1933年生まれと言えば先日亡くなった小田実と1歳違い。いろいろな面で違いはあっただろうが、この国を、日本の将来を憂う気持ちは同じだと思う。本書では、自分たちの体力的な衰え、健康に関する不安を嘆く言葉も散見されなくはないが、それよりも今これだけは言っておかねば死ぬに死ねないという彼らの熱い思いが、どのページを開いてみても読み取ることができる。中でも次の一節は彼ら二人から私たち読者に対する遺言として覚えておくべき言葉だと思った。

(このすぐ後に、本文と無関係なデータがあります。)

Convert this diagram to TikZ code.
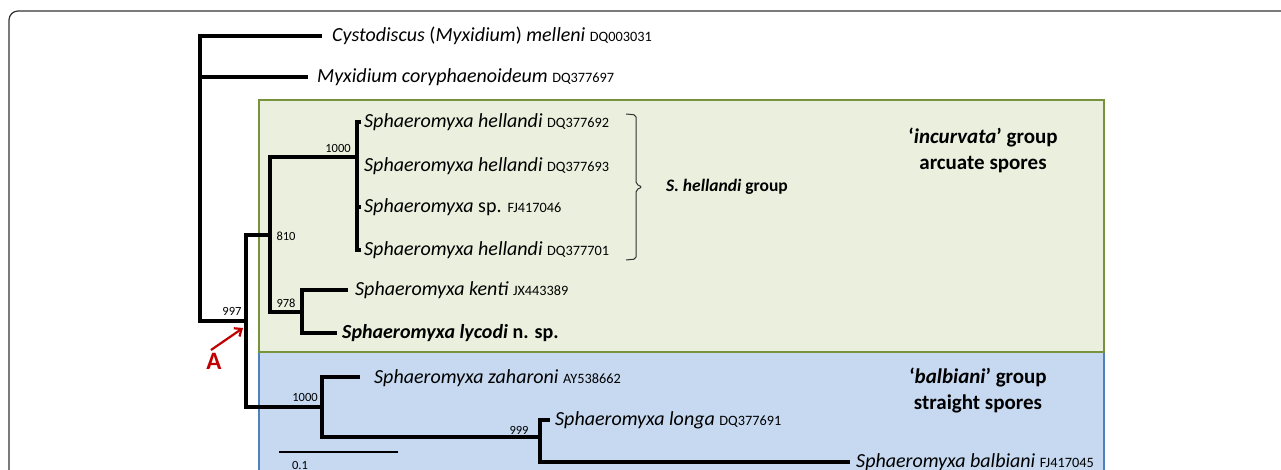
\documentclass[tikz,border=0pt]{standalone}
\usepackage{fontspec}
\setmainfont{Carlito}
\usetikzlibrary{arrows.meta}
\definecolor{gfill}{RGB}{235,239,222}
\definecolor{gline}{RGB}{119,147,60}
\definecolor{bfill}{RGB}{198,217,241}
\definecolor{bline}{RGB}{79,129,189}
\definecolor{redA}{RGB}{192,0,0}
\definecolor{framec}{RGB}{50,50,50}
\newcommand\acc[1]{{\fontsize{14.3}{16}\selectfont #1}}
\begin{document}
\begin{tikzpicture}[x=1pt,y=-1pt,
  branch/.style={line width=3.2pt, line join=miter},
  leaf/.style={anchor=west, inner sep=0pt, font=\fontsize{20}{23}\selectfont},
  boot/.style={inner sep=0pt, font=\fontsize{12.5}{14}\selectfont},
  grouplbl/.style={inner sep=0pt, align=center, font=\fontsize{21}{26}\selectfont\bfseries},
  framebox/.style={draw=framec, line width=1.2pt, rounded corners=9pt}]
\useasboundingbox (0,0) rectangle (1281,470);
\clip (0,0) rectangle (1281,470);
\draw[framebox] (9,11) rectangle (1310,520);
% group boxes
\draw[fill=bfill, draw=bline, line width=1.2pt] (259,352) rectangle (1104,520);
\draw[fill=gfill, draw=gline, line width=1.5pt] (259,100) rectangle (1104,352);
% internal nodes
\coordinate (p0) at (200,200);
\coordinate (n997) at (246,321);
\coordinate (n810) at (270,235);
\coordinate (n1000a) at (357,157);
\coordinate (n978) at (302,312);
\coordinate (n1000b) at (322,407);
\coordinate (n999) at (540,437);
% tips
\coordinate (tcyst) at (322,36);
\coordinate (tmyx) at (308,77);
\coordinate (th1) at (361,122);
\coordinate (th2) at (358,166);
\coordinate (tsp) at (361,207);
\coordinate (th3) at (361,250);
\coordinate (tken) at (348,290);
\coordinate (tlyc) at (337,333);
\coordinate (tzah) at (360,377);
\coordinate (tlon) at (550,420);
\coordinate (tbal) at (850,462);
% leaves
\node[leaf] (cyst) at (332,36) {\textit{Cystodiscus} (\textit{Myxidium}) \textit{melleni} \acc{DQ003031}};
\node[leaf] (myx) at (317,77) {\textit{Myxidium coryphaenoideum} \acc{DQ377697}};
\node[leaf] (h1) at (364,122) {\textit{Sphaeromyxa hellandi} \acc{DQ377692}};
\node[leaf] (h2) at (364,166) {\textit{Sphaeromyxa hellandi} \acc{DQ377693}};
\node[leaf] (sp) at (364,207) {\textit{Sphaeromyxa} sp. \acc{FJ417046}};
\node[leaf] (h3) at (364,250) {\textit{Sphaeromyxa hellandi} \acc{DQ377701}};
\node[leaf] (ken) at (355,290) {\textit{Sphaeromyxa kenti} \acc{JX443389}};
\node[leaf] (lyc) at (342,333) {\textbf{\textit{Sphaeromyxa lycodi} n. sp.}};
\node[leaf] (zah) at (374,378) {\textit{Sphaeromyxa zaharoni} \acc{AY538662}};
\node[leaf] (lon) at (555,420) {\textit{Sphaeromyxa longa} \acc{DQ377691}};
\node[leaf] (bal) at (856,462) {\textit{Sphaeromyxa balbiani} \acc{FJ417045}};
% branches
\draw[branch] (p0) |- (tcyst);
\draw[branch] (p0) |- (tmyx);
\draw[branch] (p0) |- (n997);
\draw[branch] (n997) |- (n810);
\draw[branch] (n997) |- (n1000b);
\draw[branch] (n810) |- (n1000a);
\draw[branch] (n810) |- (n978);
\draw[branch] (n1000a) |- (th1);
\draw[branch] (n1000a) |- (th2);
\draw[branch] (n1000a) |- (tsp);
\draw[branch] (n1000a) |- (th3);
\draw[branch] (n978) |- (tken);
\draw[branch] (n978) |- (tlyc);
\draw[branch] (n1000b) |- (tzah);
\draw[branch] (n1000b) |- (n999);
\draw[branch] (n999) |- (tlon);
\draw[branch] (n999) |- (tbal);
% bootstrap values
\node[boot] (b997) at (232,311) {997};
\node[boot] (b810) at (286,236) {810};
\node[boot] (b1000a) at (338,148) {1000};
\node[boot] (b978) at (286,303) {978};
\node[boot] (b1000b) at (305,397) {1000};
\node[boot] (b999) at (519,430) {999};
% scale bar
\coordinate (s1) at (279,452);
\coordinate (s2) at (398,452);
\draw[line width=2pt] (s1) -- (s2);
\node[boot] (sbl) at (300,465) {0.1};
% bracket for S. hellandi group
\node[anchor=west, inner sep=0pt, font=\fontsize{17.5}{20}\selectfont\bfseries] (shg) at (666,187) {\textit{S. hellandi} group};
\draw[line width=1pt, draw=framec, rounded corners=2pt] (626,114) -- (636,115) -- (636,184) -- (642,187) -- (636,190) -- (636,259) -- (626,260);
% group labels
\node[grouplbl] (ginc) at (983,150) {‘\textit{incurvata}’ group\\arcuate spores};
\node[grouplbl] (gbal) at (978,391) {‘\textit{balbiani}’ group\\straight spores};
% arrow A
\node[inner sep=0pt, text=redA, font=\fontsize{25}{28}\selectfont\bfseries] (lA) at (214,361) {A};
\coordinate (atail) at (211,350);
\coordinate (ahead) at (243,328);
\draw[redA, line width=2.2pt, -{Straight Barb[length=6pt,width=10pt]}] (atail) -- (ahead);
\end{tikzpicture}
\end{document}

矢崎:蕎麦屋のオヤジじゃないけど、愛国心なんて、国が押しつけるものじゃない。うまい蕎麦屋だったら、言われなくたってうまいと思う。国もそうでしょう。いい国だったら、みんな好きになりますよ。そこに住んでいることが楽しくて、こんな素晴らしい国はないと思えば、誰だって自然と国を愛しますって。それが愛国心ですよね。
永:蕎麦と愛国心が結びつくとは思わなかった(笑)。僕はね、愛国心を植えつけるより、国を憂える「憂国心」を広めたほうがいいんじゃないかと思う。
この国はこのままでいいのかって、国を憂えることは山ほどあるわけでしょう。
矢崎:愛するんじゃなくて、憂えるねぇ・・・。三島だね。


今日は8月15日。
現在の国のあり方を憂えるには一番の日だ。